Mohammed Sharif, with his inimitable excitement about the whole thing, posts on his Fame Appeal blog about —
An evening at Louis Vuitton headquarters in NYC, [at which] Michael Pantalony Esq., protector of Intellectual Property of Louis Vuitton Moet Hennesey Fashion Group (LVMH) stated “If you come close to copying the (Louis Vuitton) Mark you will hear from LV”
Pantalony was the keynote speaker the a CLE program held by the Fordham Fashion Law Institute, as it turns out, which I would have certainly been interested in attending if I’d known about it. But that is blocks away from here.
Anyway, I can vouch for the sentiments: Sooner or later you will, indeed, hear from LV — one company that has bona fide infringement problems and, from what I can tell, does not push the envelope unreasonably.

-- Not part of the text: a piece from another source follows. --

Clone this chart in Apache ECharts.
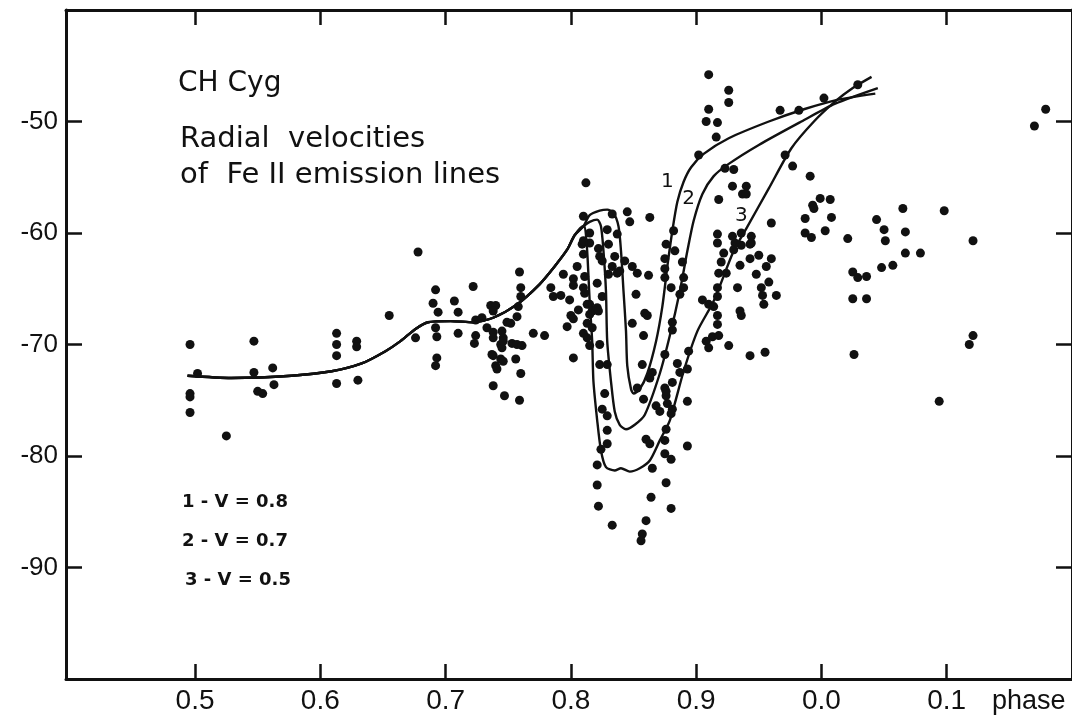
<!DOCTYPE html>
<html>
<head>
<meta charset="utf-8">
<title>CH Cyg radial velocities</title>
<script src="https://cdn.jsdelivr.net/npm/echarts@6/dist/echarts.min.js"></script>
<style>
  html, body { margin: 0; padding: 0; background: #fff; }
  #chart { width: 1072px; height: 717px; }
</style>
</head>
<body>
<div id="chart"></div>
<script>
// phase ticks and velocity ticks
var phaseTicks = [0.5, 0.6, 0.7, 0.8, 0.9, 1.0, 1.1];
var phaseLabels = ['0.5', '0.6', '0.7', '0.8', '0.9', '0.0', '0.1'];
var velTicks = [-50, -60, -70, -80, -90];

// observed Fe II velocities [phase, km/s]
var obsEarly = [
  [0.496,-70.0],[0.502,-72.6],[0.496,-74.4],[0.496,-74.7],[0.496,-76.1],[0.525,-78.2],
  [0.547,-69.7],[0.547,-72.5],[0.550,-74.2],[0.554,-74.4],[0.562,-72.1],[0.563,-73.6],
  [0.613,-69.0],[0.613,-70.0],[0.613,-71.0],[0.613,-73.5],[0.629,-69.7],[0.629,-70.2],[0.630,-73.2],
  [0.655,-67.4],[0.676,-69.4],[0.678,-61.7],[0.692,-65.1],[0.690,-66.3],[0.694,-67.1],[0.692,-68.5],
  [0.693,-69.3],[0.693,-71.2],[0.692,-71.9],[0.707,-66.1],[0.710,-67.1],[0.710,-69.0],
  [0.722,-64.8],[0.724,-67.8],[0.724,-69.2],[0.723,-69.9],[0.729,-67.6],[0.736,-66.5],[0.740,-66.5],
  [0.738,-67.0],[0.733,-68.5],[0.738,-68.9],[0.738,-69.4],[0.745,-68.8],[0.746,-69.4],[0.749,-68.0],
  [0.752,-68.1],[0.744,-70.0],[0.745,-70.3],[0.746,-69.7],[0.737,-70.9],[0.738,-71.0],[0.744,-71.3],
  [0.746,-71.5],[0.740,-71.9],[0.741,-72.2],[0.738,-73.7],[0.747,-74.6],[0.756,-71.3],[0.759,-75.0],
  [0.760,-72.6],[0.753,-69.9],[0.757,-70.0],[0.761,-70.1],[0.757,-67.5],[0.758,-66.6],[0.760,-65.7],
  [0.760,-64.9],[0.759,-63.5],[0.770,-69.0],[0.779,-69.2]
];
var obsDip = [
  [0.784,-64.9],[0.786,-65.7],[0.792,-65.6],[0.794,-63.7],[0.799,-66.0],[0.800,-67.4],[0.802,-67.7],
  [0.797,-68.4],[0.802,-71.2],[0.806,-66.9],[0.805,-63.0],[0.802,-64.1],[0.802,-64.7],[0.809,-61.0],
  [0.810,-61.9],[0.811,-63.9],[0.811,-65.4],[0.810,-69.0],[0.813,-69.4],[0.815,-70.1],[0.815,-66.4],
  [0.815,-67.3],[0.817,-67.0],[0.813,-68.1],[0.817,-68.5],[0.821,-64.5],[0.822,-61.4],[0.823,-62.1],
  [0.825,-62.5],[0.821,-66.7],[0.822,-67.0],[0.823,-70.0],[0.823,-71.8],[0.829,-71.8],[0.827,-74.4],
  [0.825,-75.8],[0.829,-76.4],[0.829,-77.7],[0.829,-78.9],[0.824,-79.4],[0.821,-80.8],[0.821,-82.6],
  [0.822,-84.5],[0.833,-86.2],[0.860,-85.8],[0.857,-87.0],[0.856,-87.6],[0.864,-83.7],[0.876,-82.4],
  [0.880,-84.7],[0.830,-61.0],[0.835,-62.1],[0.830,-63.7],[0.837,-63.6],[0.843,-62.5],[0.849,-63.0],
  [0.853,-63.6],[0.852,-65.5],[0.862,-63.8],[0.849,-68.1],[0.859,-67.2],[0.861,-67.4],[0.858,-69.2],
  [0.857,-71.8],[0.853,-73.9],[0.858,-74.9],[0.865,-72.5],[0.863,-73.0],[0.865,-81.1],[0.860,-78.5],
  [0.863,-78.9],[0.868,-75.5],[0.871,-76.0],[0.876,-77.6],[0.875,-78.6],[0.875,-79.8],[0.880,-80.3],
  [0.893,-79.1],[0.893,-75.1],[0.876,-74.6],[0.877,-75.3],[0.881,-75.8],[0.880,-76.2],[0.875,-73.9],
  [0.876,-74.2],[0.881,-73.4],[0.885,-71.7],[0.887,-72.5],[0.894,-70.6],[0.893,-72.2],[0.875,-70.9],
  [0.876,-61.0],[0.875,-62.3],[0.875,-63.2],[0.883,-61.6],[0.880,-64.9],[0.881,-68.0],[0.881,-68.7],
  [0.890,-64.0],[0.890,-64.9],[0.887,-65.5],[0.889,-62.6],[0.905,-66.0],[0.910,-66.4],[0.908,-69.7],
  [0.910,-70.3],[0.913,-69.3],[0.917,-67.4],[0.917,-68.2],[0.918,-69.2],[0.926,-70.1],
  [0.810,-58.5],[0.812,-55.5],[0.833,-58.3],[0.845,-58.1],[0.847,-59.0],[0.863,-58.6],[0.882,-59.8],
  [0.829,-59.7],[0.837,-60.1],[0.815,-60.0],[0.815,-60.9],[0.810,-60.7],[0.839,-63.4],[0.833,-63.0],
  [0.875,-64.0],[0.917,-64.9],[0.813,-66.4],[0.810,-64.9],[0.825,-65.7],[0.917,-60.1],[0.917,-60.9]
];
var obsLate = [
  [0.910,-45.8],[0.910,-48.9],[0.908,-50.0],[0.917,-50.1],[0.916,-51.4],[0.902,-53.0],[0.926,-47.2],
  [0.926,-48.3],[0.967,-49.0],[0.982,-49.0],[1.002,-47.9],[1.029,-46.7],[0.971,-53.0],[0.977,-54.0],
  [0.991,-54.9],[0.923,-54.2],[0.930,-54.3],[0.929,-55.8],[0.940,-55.8],[0.937,-56.5],[0.940,-56.5],
  [0.918,-57.0],[0.960,-59.1],[0.999,-56.9],[1.007,-57.0],[0.993,-57.5],[0.994,-57.8],[0.987,-58.7],
  [1.008,-58.6],[0.987,-60.0],[0.992,-60.4],[1.003,-59.8],[1.021,-60.5],[1.044,-58.8],[1.050,-59.7],
  [1.051,-60.7],[0.929,-60.3],[0.936,-60.0],[0.944,-60.3],[0.931,-60.9],[0.944,-60.9],[1.065,-57.8],
  [1.067,-59.9],[1.098,-58.0],[1.121,-60.7],[1.179,-48.9],[1.170,-50.4],
  [0.936,-61.1],[0.943,-61.0],[0.922,-61.8],[0.920,-62.6],[0.918,-63.6],[0.924,-63.6],[0.930,-61.5],
  [0.935,-62.9],[0.943,-62.3],[0.950,-62.0],[0.960,-62.3],[0.956,-63.0],[0.948,-63.7],[0.933,-64.9],
  [0.917,-65.7],[0.914,-66.6],[0.952,-64.9],[0.958,-64.4],[0.953,-65.6],[0.964,-65.6],[0.954,-66.4],
  [0.935,-67.0],[0.936,-67.4],[0.943,-71.0],[0.955,-70.7],[1.025,-63.5],[1.029,-64.0],[1.036,-63.9],
  [1.048,-63.1],[1.057,-62.9],[1.067,-61.8],[1.079,-61.8],[1.025,-65.9],[1.036,-65.9],[1.026,-70.9],
  [1.121,-69.2],[1.118,-70.0],[1.094,-75.1]
];

// model curves: shared rise, then three branches
var curveCommon = [
  [0.494,-72.8],[0.529,-73.0],[0.577,-72.8],[0.609,-72.4],[0.633,-71.7],[0.652,-70.6],[0.664,-69.7],
  [0.676,-68.6],[0.686,-68.0],[0.704,-67.9],[0.722,-68.0],[0.738,-67.6],[0.757,-66.4],[0.775,-64.6],
  [0.787,-63.0],[0.797,-61.5],[0.803,-60.2],[0.810,-59.4]
];
var curve1 = [
  [0.815,-58.4],[0.823,-58.0],[0.829,-57.9],[0.834,-58.2],[0.838,-59.4],[0.840,-61.6],[0.842,-65.2],
  [0.844,-68.8],[0.845,-71.9],[0.848,-74.0],[0.850,-74.4],[0.855,-74.0],[0.861,-72.6],[0.868,-69.7],
  [0.873,-66.6],[0.877,-63.0],[0.881,-59.8],[0.885,-57.2],[0.890,-55.4],[0.896,-54.1],[0.906,-52.9],
  [0.926,-51.5],[0.958,-50.0],[0.986,-48.9],[1.011,-48.1],[1.043,-47.5]
];
var curve2 = [
  [0.815,-59.0],[0.821,-58.8],[0.824,-59.4],[0.826,-61.6],[0.828,-65.2],[0.829,-69.7],[0.832,-73.3],
  [0.835,-76.0],[0.839,-77.2],[0.844,-77.6],[0.851,-77.2],[0.859,-76.3],[0.871,-72.6],[0.879,-69.2],
  [0.887,-65.2],[0.893,-61.6],[0.898,-58.9],[0.905,-56.5],[0.914,-54.9],[0.926,-53.8],[0.950,-52.1],
  [0.984,-50.0],[1.011,-48.4],[1.045,-47.0]
];
var curve3 = [
  [0.811,-59.4],[0.813,-61.6],[0.815,-66.1],[0.817,-69.7],[0.818,-73.3],[0.821,-76.8],[0.824,-79.5],
  [0.828,-81.0],[0.835,-81.3],[0.840,-81.1],[0.847,-81.4],[0.855,-81.1],[0.863,-80.4],[0.871,-78.6],
  [0.879,-76.8],[0.890,-72.4],[0.901,-68.8],[0.914,-66.1],[0.930,-61.6],[0.940,-59.6],[0.958,-56.0],
  [0.976,-52.4],[0.994,-50.0],[1.011,-48.2],[1.025,-47.0],[1.040,-46.0]
];
var curveTags = [['1', 0.877, -55.4], ['2', 0.894, -56.9], ['3', 0.936, -58.5]];

var ink = '#111';
var chart = echarts.init(document.getElementById('chart'));

function curveSeries(branch, tag) {
  return {
    type: 'line',
    data: curveCommon.concat(branch),
    showSymbol: false,
    smooth: 0.25,
    silent: true,
    lineStyle: { color: ink, width: 2.4 },
    markPoint: {
      symbol: 'circle',
      symbolSize: 0,
      label: { show: true, formatter: tag[0], color: ink, fontSize: 20, fontFamily: 'DejaVu Sans' },
      data: [{ coord: [tag[1], tag[2]] }]
    }
  };
}

function tickAxis(pos, showLabels) {
  return {
    type: 'value',
    position: pos,
    min: 0.397, max: 1.2,
    axisLine: { show: true, lineStyle: { color: ink, width: 3 } },
    axisTick: { show: true, inside: true, length: 15, customValues: phaseTicks, lineStyle: { color: ink, width: 2.5 } },
    splitLine: { show: false },
    axisLabel: {
      show: showLabels,
      customValues: phaseTicks,
      margin: 8,
      color: ink,
      fontSize: 28,
      fontFamily: 'Liberation Sans',
      formatter: function (v) {
        for (var i = 0; i < phaseTicks.length; i++) {
          if (Math.abs(phaseTicks[i] - v) < 1e-6) return phaseLabels[i];
        }
        return '';
      }
    }
  };
}

function velAxis(pos, showLabels) {
  return {
    type: 'value',
    position: pos,
    min: -100, max: -40, interval: 10,
    axisLine: { show: true, lineStyle: { color: ink, width: 3 } },
    axisTick: { show: true, inside: true, length: 16, lineStyle: { color: ink, width: 2.5 } },
    splitLine: { show: false },
    axisLabel: {
      show: showLabels,
      margin: 8,
      color: ink,
      fontSize: 26,
      fontFamily: 'Liberation Sans',
      formatter: function (v) {
        return velTicks.indexOf(v) >= 0 ? String(v) : '';
      }
    }
  };
}

chart.setOption({
  backgroundColor: '#fff',
  animation: false,
  grid: { left: 66, top: 10, width: 1014, height: 669 },
  xAxis: [tickAxis('bottom', true), tickAxis('top', false)],
  yAxis: [velAxis('left', true), velAxis('right', false)],
  graphic: [
    { type: 'text', left: 178, top: 70, style: { text: 'CH Cyg', font: '28px "DejaVu Sans"', fill: ink } },
    { type: 'text', left: 180, top: 125, style: { text: 'Radial  velocities', font: '29px "DejaVu Sans"', fill: ink } },
    { type: 'text', left: 180, top: 161, style: { text: 'of  Fe II emission lines', font: '29px "DejaVu Sans"', fill: ink } },
    { type: 'text', left: 182, top: 493, style: { text: '1 - V = 0.8', font: 'bold 18px "DejaVu Sans"', fill: ink } },
    { type: 'text', left: 182, top: 532, style: { text: '2 - V = 0.7', font: 'bold 18px "DejaVu Sans"', fill: ink } },
    { type: 'text', left: 185, top: 571, style: { text: '3 - V = 0.5', font: 'bold 18px "DejaVu Sans"', fill: ink } },
    { type: 'text', left: 992, top: 688, style: { text: 'phase', font: '27px "Liberation Sans"', fill: ink } }
  ],
  series: [
    {
      type: 'scatter',
      data: obsEarly.concat(obsDip, obsLate),
      symbolSize: 9,
      itemStyle: { color: ink, opacity: 1 },
      silent: true
    },
    curveSeries(curve1, curveTags[0]),
    curveSeries(curve2, curveTags[1]),
    curveSeries(curve3, curveTags[2])
  ]
});
</script>
</body>
</html>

Indeed, if anything, LV counterfeiting is so ubiquitous that its enforcement program stands for the proposition that all the law in the world and all the lawyers — and good ones — can’t solve certain legal problems.
My point being, that doesn’t mean still more law, or lawyering, will do so. To the contrary, what do they say about someone who keeps doing something over and over again and expecting different results?
That does not mean I do have a solution for LV’s problems. I don’t. And I have tried.